- Written exercise
Set down word for word the lines running from the line with "Reproduce this chart with matplotlib." to the line with "ax.set_xticklabels(['0.00', '0.05', '0.10', '0.15', '0.20'])", ends included. Skip every picture.

- Data supplied
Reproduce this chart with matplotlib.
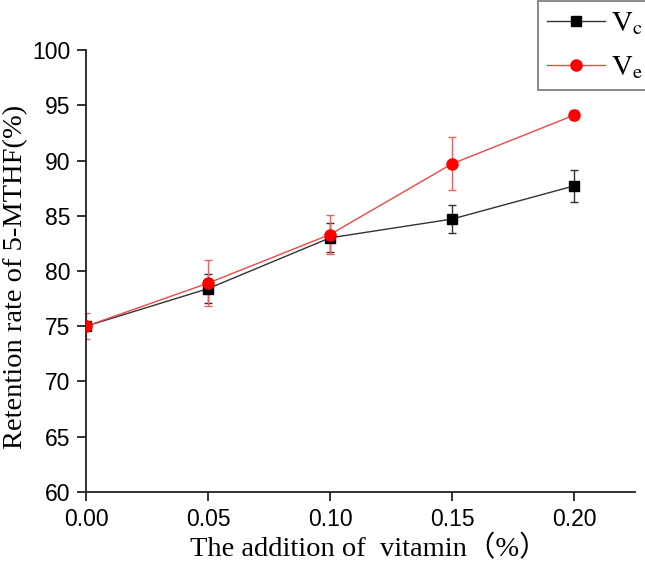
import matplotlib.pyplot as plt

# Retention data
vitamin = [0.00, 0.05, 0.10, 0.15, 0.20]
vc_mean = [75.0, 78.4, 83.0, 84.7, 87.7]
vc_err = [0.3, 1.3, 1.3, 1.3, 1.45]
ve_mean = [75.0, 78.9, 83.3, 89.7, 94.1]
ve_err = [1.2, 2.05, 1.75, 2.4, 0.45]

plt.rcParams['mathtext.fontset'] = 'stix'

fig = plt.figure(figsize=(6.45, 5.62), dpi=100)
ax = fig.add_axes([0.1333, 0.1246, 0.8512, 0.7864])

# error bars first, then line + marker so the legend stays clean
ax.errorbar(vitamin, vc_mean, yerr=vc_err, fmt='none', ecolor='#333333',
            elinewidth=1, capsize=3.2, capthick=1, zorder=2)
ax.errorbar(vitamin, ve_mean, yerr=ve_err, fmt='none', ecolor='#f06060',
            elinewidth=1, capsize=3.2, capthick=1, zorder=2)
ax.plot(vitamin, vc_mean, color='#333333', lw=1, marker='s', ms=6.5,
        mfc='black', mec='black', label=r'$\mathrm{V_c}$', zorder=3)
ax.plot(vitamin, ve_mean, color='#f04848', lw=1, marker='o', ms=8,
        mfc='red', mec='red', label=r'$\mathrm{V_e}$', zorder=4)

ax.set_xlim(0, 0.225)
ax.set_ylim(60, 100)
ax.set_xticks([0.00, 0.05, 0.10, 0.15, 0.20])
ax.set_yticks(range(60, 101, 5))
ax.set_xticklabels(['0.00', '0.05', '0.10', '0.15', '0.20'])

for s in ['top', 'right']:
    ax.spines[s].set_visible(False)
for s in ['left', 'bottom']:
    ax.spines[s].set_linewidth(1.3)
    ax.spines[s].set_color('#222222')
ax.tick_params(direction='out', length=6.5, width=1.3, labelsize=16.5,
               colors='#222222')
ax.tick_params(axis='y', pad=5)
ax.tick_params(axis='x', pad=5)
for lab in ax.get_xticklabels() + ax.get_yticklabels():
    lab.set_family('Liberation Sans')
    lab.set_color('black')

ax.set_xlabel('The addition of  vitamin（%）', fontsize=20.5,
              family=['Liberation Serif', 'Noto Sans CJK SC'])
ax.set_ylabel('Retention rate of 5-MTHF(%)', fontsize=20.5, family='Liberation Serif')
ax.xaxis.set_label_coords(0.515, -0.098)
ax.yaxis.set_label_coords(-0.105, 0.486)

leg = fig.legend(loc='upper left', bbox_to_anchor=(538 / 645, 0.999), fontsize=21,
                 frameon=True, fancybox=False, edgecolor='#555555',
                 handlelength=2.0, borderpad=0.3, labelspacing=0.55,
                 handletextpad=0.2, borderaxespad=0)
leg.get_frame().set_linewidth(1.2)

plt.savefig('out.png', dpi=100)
---
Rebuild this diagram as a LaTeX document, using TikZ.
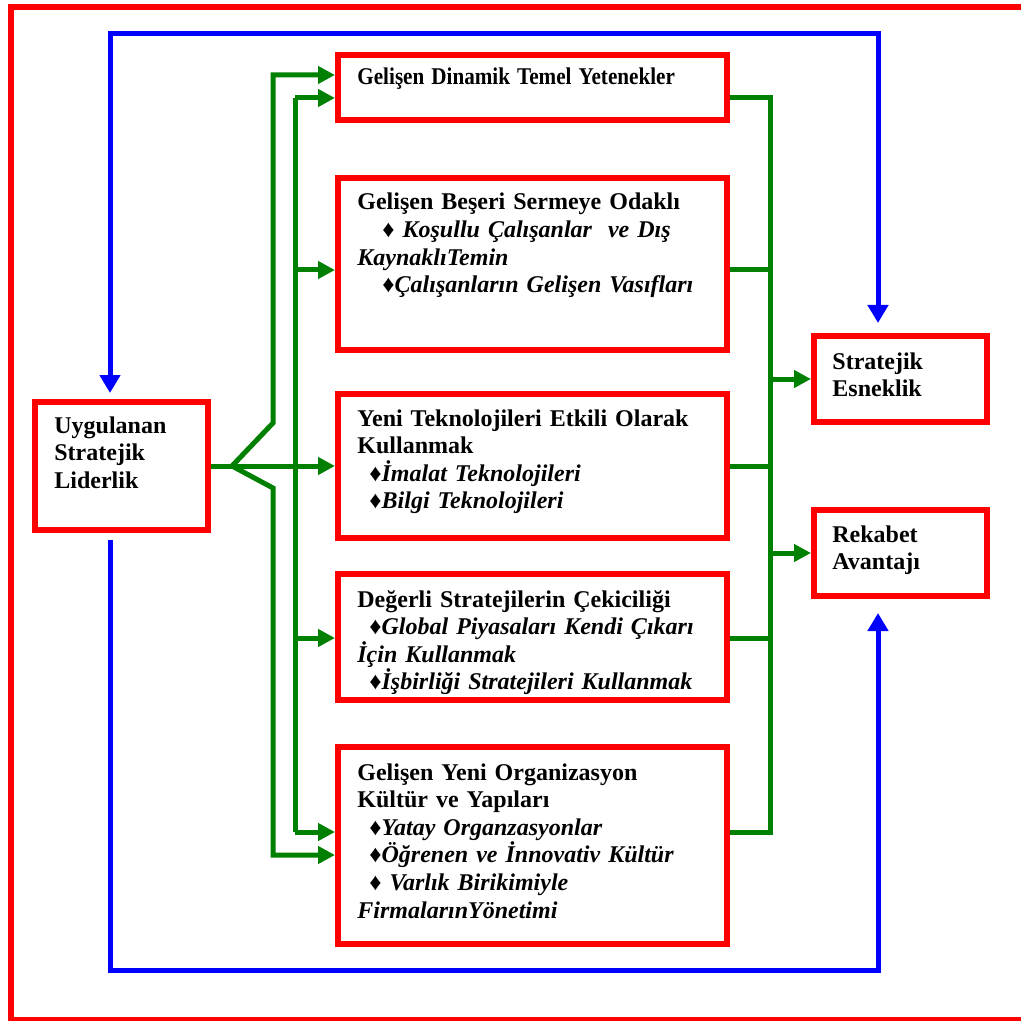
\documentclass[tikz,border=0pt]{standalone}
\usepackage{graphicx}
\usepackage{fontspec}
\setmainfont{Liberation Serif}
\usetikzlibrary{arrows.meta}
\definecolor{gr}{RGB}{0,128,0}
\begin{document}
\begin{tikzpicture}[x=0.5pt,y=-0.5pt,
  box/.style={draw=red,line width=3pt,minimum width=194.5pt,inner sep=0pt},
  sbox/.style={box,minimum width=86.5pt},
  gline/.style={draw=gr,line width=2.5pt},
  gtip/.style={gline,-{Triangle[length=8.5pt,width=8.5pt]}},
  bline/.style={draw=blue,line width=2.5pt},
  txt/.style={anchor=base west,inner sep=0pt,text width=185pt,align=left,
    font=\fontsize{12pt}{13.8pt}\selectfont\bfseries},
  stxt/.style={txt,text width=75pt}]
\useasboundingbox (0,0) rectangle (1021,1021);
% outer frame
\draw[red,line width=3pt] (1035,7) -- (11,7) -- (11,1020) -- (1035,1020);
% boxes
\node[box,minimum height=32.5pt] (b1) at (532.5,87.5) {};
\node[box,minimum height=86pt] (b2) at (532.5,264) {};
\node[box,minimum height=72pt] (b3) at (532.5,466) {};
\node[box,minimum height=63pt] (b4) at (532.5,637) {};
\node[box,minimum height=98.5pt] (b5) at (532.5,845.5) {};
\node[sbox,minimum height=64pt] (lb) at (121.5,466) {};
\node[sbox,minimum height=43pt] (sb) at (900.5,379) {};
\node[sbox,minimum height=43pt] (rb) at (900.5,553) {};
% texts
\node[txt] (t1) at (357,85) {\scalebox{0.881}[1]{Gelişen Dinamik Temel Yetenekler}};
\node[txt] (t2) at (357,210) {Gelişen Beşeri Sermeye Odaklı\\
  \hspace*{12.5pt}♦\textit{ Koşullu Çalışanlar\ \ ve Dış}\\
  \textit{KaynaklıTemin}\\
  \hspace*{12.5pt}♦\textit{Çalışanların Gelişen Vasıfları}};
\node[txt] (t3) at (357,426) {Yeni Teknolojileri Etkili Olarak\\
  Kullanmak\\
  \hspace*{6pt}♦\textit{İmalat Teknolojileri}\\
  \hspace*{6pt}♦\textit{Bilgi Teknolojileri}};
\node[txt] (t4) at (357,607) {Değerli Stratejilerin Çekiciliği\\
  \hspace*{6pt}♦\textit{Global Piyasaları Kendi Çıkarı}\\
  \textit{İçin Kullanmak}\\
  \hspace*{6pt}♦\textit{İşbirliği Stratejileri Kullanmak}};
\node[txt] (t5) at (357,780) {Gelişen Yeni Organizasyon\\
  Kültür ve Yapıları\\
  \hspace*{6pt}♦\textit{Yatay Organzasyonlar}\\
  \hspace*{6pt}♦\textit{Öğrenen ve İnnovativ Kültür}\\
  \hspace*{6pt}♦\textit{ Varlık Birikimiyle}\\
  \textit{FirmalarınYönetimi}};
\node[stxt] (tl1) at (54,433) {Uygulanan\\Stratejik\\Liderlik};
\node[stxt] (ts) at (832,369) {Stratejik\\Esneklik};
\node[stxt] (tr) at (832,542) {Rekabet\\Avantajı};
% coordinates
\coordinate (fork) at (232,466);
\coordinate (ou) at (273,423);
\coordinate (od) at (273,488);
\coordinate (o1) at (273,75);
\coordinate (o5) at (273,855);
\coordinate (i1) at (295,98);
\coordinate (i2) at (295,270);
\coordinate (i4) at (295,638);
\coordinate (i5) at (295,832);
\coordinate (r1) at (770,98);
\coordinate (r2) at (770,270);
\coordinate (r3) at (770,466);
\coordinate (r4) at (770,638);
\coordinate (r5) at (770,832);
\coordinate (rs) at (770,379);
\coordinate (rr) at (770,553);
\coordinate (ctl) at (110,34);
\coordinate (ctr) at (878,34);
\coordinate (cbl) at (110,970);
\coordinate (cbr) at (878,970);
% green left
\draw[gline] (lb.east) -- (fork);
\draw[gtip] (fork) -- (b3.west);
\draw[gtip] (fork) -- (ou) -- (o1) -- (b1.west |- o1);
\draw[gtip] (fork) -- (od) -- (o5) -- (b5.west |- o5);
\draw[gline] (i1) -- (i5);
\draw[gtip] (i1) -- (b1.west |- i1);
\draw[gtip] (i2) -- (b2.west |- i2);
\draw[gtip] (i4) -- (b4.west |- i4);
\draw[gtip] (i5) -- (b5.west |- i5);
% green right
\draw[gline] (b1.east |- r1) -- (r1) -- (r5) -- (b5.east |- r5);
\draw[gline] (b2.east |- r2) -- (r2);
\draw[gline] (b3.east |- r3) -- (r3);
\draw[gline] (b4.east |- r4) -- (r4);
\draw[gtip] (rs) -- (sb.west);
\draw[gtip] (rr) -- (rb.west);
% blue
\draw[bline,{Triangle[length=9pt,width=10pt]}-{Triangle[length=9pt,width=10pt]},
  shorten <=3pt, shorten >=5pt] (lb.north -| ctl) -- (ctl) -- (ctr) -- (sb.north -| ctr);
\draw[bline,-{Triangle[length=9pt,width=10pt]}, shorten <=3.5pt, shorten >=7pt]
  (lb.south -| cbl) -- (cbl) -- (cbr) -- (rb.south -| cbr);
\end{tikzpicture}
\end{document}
--
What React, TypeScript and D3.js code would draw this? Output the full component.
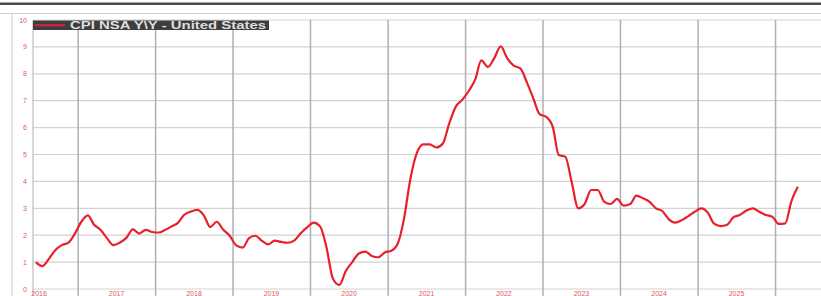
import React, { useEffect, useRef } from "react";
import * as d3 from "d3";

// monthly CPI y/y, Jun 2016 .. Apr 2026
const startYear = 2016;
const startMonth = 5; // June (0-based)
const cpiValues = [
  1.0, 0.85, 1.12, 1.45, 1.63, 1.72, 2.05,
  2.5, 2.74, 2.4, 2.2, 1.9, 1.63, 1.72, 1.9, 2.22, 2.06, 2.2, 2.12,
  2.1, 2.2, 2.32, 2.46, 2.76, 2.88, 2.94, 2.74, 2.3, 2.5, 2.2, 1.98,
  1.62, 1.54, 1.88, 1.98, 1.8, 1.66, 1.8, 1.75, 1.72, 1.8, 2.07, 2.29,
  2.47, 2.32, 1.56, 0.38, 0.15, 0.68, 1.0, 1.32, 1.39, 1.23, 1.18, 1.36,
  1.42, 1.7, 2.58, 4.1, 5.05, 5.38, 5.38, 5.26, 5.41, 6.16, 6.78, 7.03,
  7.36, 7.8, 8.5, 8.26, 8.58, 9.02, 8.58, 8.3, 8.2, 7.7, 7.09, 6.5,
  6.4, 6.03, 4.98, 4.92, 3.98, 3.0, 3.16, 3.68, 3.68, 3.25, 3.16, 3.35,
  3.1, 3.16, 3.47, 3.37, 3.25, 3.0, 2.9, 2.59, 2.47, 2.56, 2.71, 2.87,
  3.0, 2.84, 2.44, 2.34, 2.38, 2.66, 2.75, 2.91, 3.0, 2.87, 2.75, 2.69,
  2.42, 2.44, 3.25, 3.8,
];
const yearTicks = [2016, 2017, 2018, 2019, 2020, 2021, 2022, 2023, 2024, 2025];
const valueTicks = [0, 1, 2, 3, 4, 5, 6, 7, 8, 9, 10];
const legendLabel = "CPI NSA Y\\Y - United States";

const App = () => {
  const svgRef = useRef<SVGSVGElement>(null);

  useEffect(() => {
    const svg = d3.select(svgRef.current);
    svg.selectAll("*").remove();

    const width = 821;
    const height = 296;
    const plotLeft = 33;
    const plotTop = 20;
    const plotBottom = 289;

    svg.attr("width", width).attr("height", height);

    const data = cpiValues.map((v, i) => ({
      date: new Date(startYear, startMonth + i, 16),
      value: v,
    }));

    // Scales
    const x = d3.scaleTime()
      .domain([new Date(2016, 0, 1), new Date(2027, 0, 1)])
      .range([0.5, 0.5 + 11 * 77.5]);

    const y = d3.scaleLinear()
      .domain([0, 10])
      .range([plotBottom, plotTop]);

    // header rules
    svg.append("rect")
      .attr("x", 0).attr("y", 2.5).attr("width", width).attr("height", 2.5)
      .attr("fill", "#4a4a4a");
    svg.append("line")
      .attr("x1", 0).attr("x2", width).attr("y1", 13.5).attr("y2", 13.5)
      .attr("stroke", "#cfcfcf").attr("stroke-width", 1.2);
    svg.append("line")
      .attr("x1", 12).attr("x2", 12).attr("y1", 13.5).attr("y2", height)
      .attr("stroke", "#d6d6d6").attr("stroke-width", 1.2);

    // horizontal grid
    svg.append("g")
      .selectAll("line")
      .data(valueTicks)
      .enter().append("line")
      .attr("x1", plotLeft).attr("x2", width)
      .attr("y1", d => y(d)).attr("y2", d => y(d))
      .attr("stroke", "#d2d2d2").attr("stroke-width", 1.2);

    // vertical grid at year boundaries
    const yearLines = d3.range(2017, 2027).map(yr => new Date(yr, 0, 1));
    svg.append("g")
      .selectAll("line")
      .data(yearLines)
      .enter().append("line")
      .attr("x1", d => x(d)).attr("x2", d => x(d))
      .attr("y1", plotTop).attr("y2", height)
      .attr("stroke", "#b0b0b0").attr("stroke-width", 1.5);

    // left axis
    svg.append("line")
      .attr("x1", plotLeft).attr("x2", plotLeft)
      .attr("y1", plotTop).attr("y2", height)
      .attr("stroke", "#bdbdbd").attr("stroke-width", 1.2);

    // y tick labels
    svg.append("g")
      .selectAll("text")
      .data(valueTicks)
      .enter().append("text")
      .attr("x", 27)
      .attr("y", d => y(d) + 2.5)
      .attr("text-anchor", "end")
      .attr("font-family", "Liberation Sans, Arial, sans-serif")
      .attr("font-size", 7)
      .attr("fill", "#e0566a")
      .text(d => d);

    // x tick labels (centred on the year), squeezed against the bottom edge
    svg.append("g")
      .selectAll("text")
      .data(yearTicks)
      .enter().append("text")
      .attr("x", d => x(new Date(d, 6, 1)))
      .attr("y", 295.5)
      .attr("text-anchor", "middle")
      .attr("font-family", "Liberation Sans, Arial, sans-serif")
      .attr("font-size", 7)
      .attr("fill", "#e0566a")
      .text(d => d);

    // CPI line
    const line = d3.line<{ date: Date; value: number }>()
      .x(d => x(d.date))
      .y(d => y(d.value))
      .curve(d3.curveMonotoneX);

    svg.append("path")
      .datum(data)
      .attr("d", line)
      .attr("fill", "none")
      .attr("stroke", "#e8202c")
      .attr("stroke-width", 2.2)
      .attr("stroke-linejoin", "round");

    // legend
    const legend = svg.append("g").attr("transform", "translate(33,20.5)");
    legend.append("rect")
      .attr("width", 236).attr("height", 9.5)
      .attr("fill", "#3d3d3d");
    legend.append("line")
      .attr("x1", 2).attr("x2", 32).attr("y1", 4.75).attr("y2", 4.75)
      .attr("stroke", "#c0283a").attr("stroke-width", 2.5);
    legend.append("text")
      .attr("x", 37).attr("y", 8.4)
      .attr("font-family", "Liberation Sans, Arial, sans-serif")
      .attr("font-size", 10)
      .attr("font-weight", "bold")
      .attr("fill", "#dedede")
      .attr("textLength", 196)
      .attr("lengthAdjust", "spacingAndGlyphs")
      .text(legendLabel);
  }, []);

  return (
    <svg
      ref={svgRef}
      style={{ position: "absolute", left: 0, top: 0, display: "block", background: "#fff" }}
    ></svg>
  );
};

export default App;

- Task result
Reproduce this chart with matplotlib.
import matplotlib.pyplot as plt

# Retention data
vitamin = [0.00, 0.05, 0.10, 0.15, 0.20]
vc_mean = [75.0, 78.4, 83.0, 84.7, 87.7]
vc_err = [0.3, 1.3, 1.3, 1.3, 1.45]
ve_mean = [75.0, 78.9, 83.3, 89.7, 94.1]
ve_err = [1.2, 2.05, 1.75, 2.4, 0.45]

plt.rcParams['mathtext.fontset'] = 'stix'

fig = plt.figure(figsize=(6.45, 5.62), dpi=100)
ax = fig.add_axes([0.1333, 0.1246, 0.8512, 0.7864])

# error bars first, then line + marker so the legend stays clean
ax.errorbar(vitamin, vc_mean, yerr=vc_err, fmt='none', ecolor='#333333',
            elinewidth=1, capsize=3.2, capthick=1, zorder=2)
ax.errorbar(vitamin, ve_mean, yerr=ve_err, fmt='none', ecolor='#f06060',
            elinewidth=1, capsize=3.2, capthick=1, zorder=2)
ax.plot(vitamin, vc_mean, color='#333333', lw=1, marker='s', ms=6.5,
        mfc='black', mec='black', label=r'$\mathrm{V_c}$', zorder=3)
ax.plot(vitamin, ve_mean, color='#f04848', lw=1, marker='o', ms=8,
        mfc='red', mec='red', label=r'$\mathrm{V_e}$', zorder=4)

ax.set_xlim(0, 0.225)
ax.set_ylim(60, 100)
ax.set_xticks([0.00, 0.05, 0.10, 0.15, 0.20])
ax.set_yticks(range(60, 101, 5))
ax.set_xticklabels(['0.00', '0.05', '0.10', '0.15', '0.20'])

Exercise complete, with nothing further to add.